I am so pleased and honored to introduce you great readers to an astounding writer by the name of RW Spryszak. I have a few interviews under my belt but have never felt like I was reading literature when reading answers. Mr. Spryszak has done that for me here. So eloquent and illuminating that they are a joy to read, I hope that you will enjoy them as much as I did. His book Edju was very hard for me to put down. So without further ado, please enjoy and here is a small bio to get you started.
Bio- RW Spryszak’s recent work has appeared in Peculiar Mormyrid, A-Minor Magazine, and Novelty (UK), among others. His early work is archived in the John M Bennett Avant Writing Collection at the Ohio State University Libraries. He is editor at Thrice Fiction Magazine* and recently produced “I Wagered Deep On The Run Of Six Rats To See Which Would Catch The First Fire*,” a collection of contemporary surrealist and outsider writing from around the world for 2018 under that banner, which is also available on Amazon.
Who are some of your favorite authors, or authors that have inspired you?

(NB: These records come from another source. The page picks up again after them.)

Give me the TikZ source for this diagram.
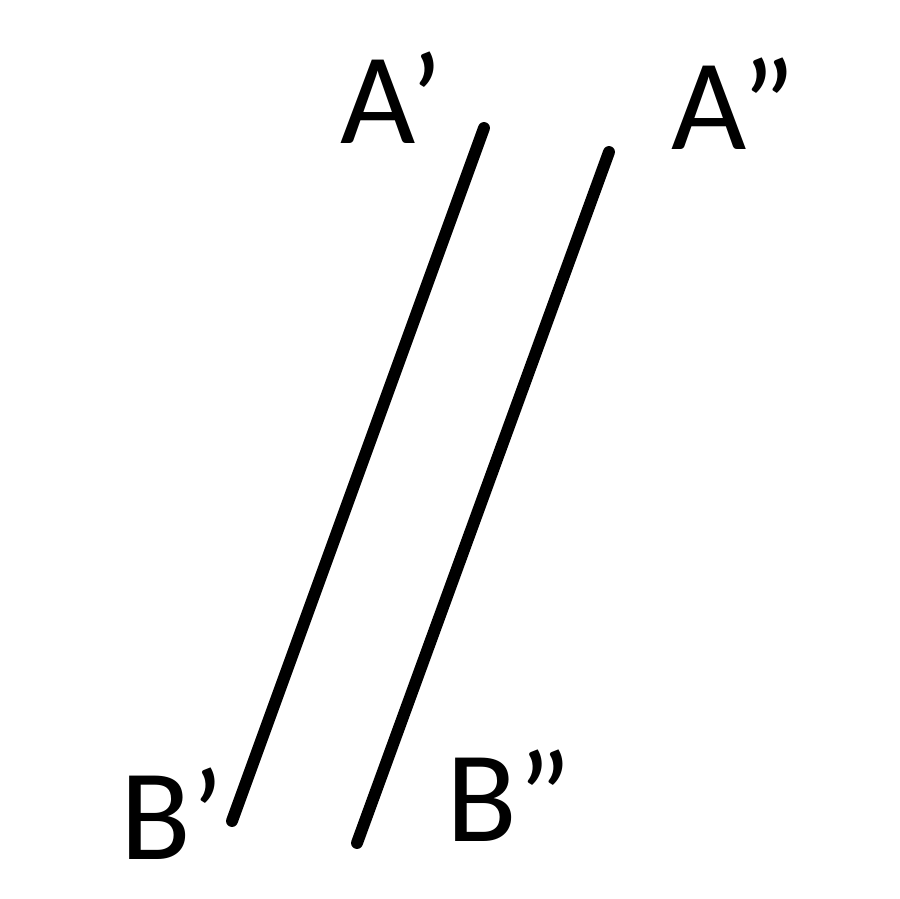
\documentclass[tikz,border=0pt]{standalone}
\usepackage{fontspec}
\setmainfont{Carlito}
\usepackage{tikz}

\tikzset{
  seg/.style={line width=6.8pt,black,line cap=round},
  lbl/.style={inner sep=0pt,anchor=base west,font=\fontsize{74}{80}\selectfont}
}

\begin{document}
\begin{tikzpicture}[x=0.02cm,y=-0.02cm]
  \useasboundingbox (0,0) rectangle (900,899);
  \coordinate (a1) at (484,128);
  \coordinate (b1) at (232,821);
  \coordinate (a2) at (609,152);
  \coordinate (b2) at (357,843);
  \draw[seg] (a1)--(b1);
  \draw[seg] (a2)--(b2);
  \node[lbl] (la1) at (340,143) {A’};
  \node[lbl] (la2) at (671,149) {A”};
  \node[lbl] (lb1) at (120,859) {B’};
  \node[lbl] (lb2) at (446,841) {B”};
\end{tikzpicture}
\end{document}
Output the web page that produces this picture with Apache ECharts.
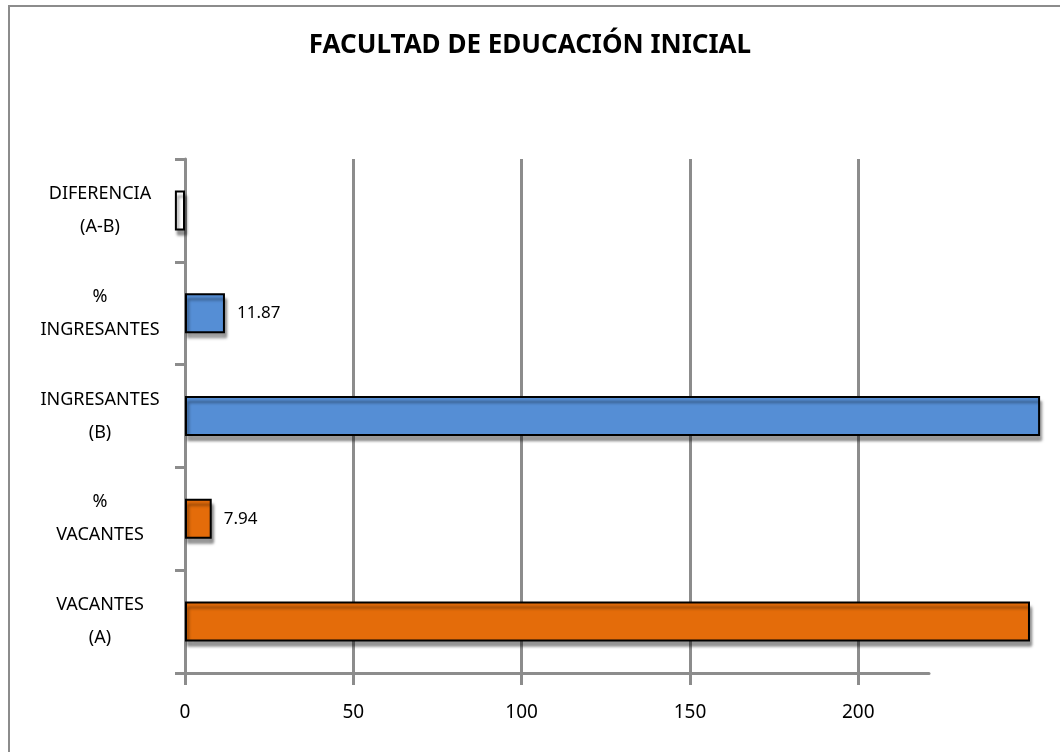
<!DOCTYPE html>
<html>
<head>
<meta charset="utf-8">
<script src="https://cdn.jsdelivr.net/npm/echarts@6/dist/echarts.min.js"></script>
<style>
  html, body { margin: 0; padding: 0; background: #fff; }
  #chart { width: 1060px; height: 752px; }
</style>
</head>
<body>
<div id="chart"></div>
<script>
// categories, bottom to top
const categories = ['VACANTES\n(A)', '%\nVACANTES', 'INGRESANTES\n(B)', '%\nINGRESANTES', 'DIFERENCIA\n(A-B)']
const values = [251, 7.94, 254, 11.87, -3]
const barColors = ['#E46C0A', '#E46C0A', '#558ED5', '#558ED5', '#ffffff']
const showLabel = [false, true, false, true, false]
const xTicks = [0, 50, 100, 150, 200]

const gridGrey = '#8c8c8c'
const font = 'Noto Sans'

const chart = echarts.init(document.getElementById('chart'))

const option = {
  animation: false,
  textStyle: { fontFamily: font },
  title: {
    text: 'FACULTAD DE EDUCACIÓN INICIAL',
    left: 'center',
    top: 28,
    textStyle: { fontFamily: font, fontSize: 26, fontWeight: 'bold', color: '#000' }
  },
  graphic: [{
    type: 'rect',
    shape: { x: 9, y: 6, width: 1100, height: 800 },
    style: { fill: 'none', stroke: gridGrey, lineWidth: 2 }
  }],
  grid: { left: 185, right: 131, top: 159, bottom: 79 },
  xAxis: {
    type: 'value',
    min: 0,
    max: 221,
    interval: 50,
    axisLine: { show: true, lineStyle: { color: gridGrey, width: 3 } },
    axisTick: { show: true, length: 12, customValues: xTicks, lineStyle: { color: gridGrey, width: 3 } },
    axisLabel: { customValues: xTicks, margin: 30, color: '#000', fontSize: 19, fontFamily: font },
    splitLine: { show: false }
  },
  yAxis: {
    type: 'category',
    data: categories,
    axisLine: { show: true, onZero: false, lineStyle: { color: gridGrey, width: 3 } },
    axisTick: { show: true, length: 10, lineStyle: { color: gridGrey, width: 3 } },
    axisLabel: {
      align: 'center',
      margin: 85,
      lineHeight: 33,
      color: '#000',
      fontSize: 18,
      fontFamily: font
    }
  },
  series: [{
    type: 'bar',
    clip: false,
    barWidth: 40,
    data: values.map((v, i) => ({
      value: v,
      itemStyle: { color: barColors[i] },
      label: { show: showLabel[i] }
    })),
    itemStyle: {
      borderColor: '#000',
      borderWidth: 2,
      shadowColor: 'rgba(0,0,0,0.4)',
      shadowBlur: 3,
      shadowOffsetX: 2,
      shadowOffsetY: 5
    },
    label: {
      position: 'right',
      distance: 12,
      color: '#000',
      fontSize: 17,
      fontFamily: font
    },
    markLine: {
      silent: true,
      symbol: 'none',
      z: 1,
      label: { show: false },
      lineStyle: { color: gridGrey, width: 3, type: 'solid' },
      data: xTicks.slice(1).map(v => ({ xAxis: v }))
    }
  }]
}

chart.setOption(option)
</script>
</body>
</html>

What inspires me to work is work that isn’t produced. I go into a bookstore just to browse and leave without buying anything. You could ask my wife this. She would verify what I’m saying. This happens a lot. And a long time ago I asked myself, well, what did you want to find that you couldn’t find? And maybe that is what you should write. Write what you’d like to read but can’t find. This is how I work. So, it isn’t what authors have written that inspires me, as you say, it’s what they haven’t written. It’s only a void I’m filling. In my own universe anyway.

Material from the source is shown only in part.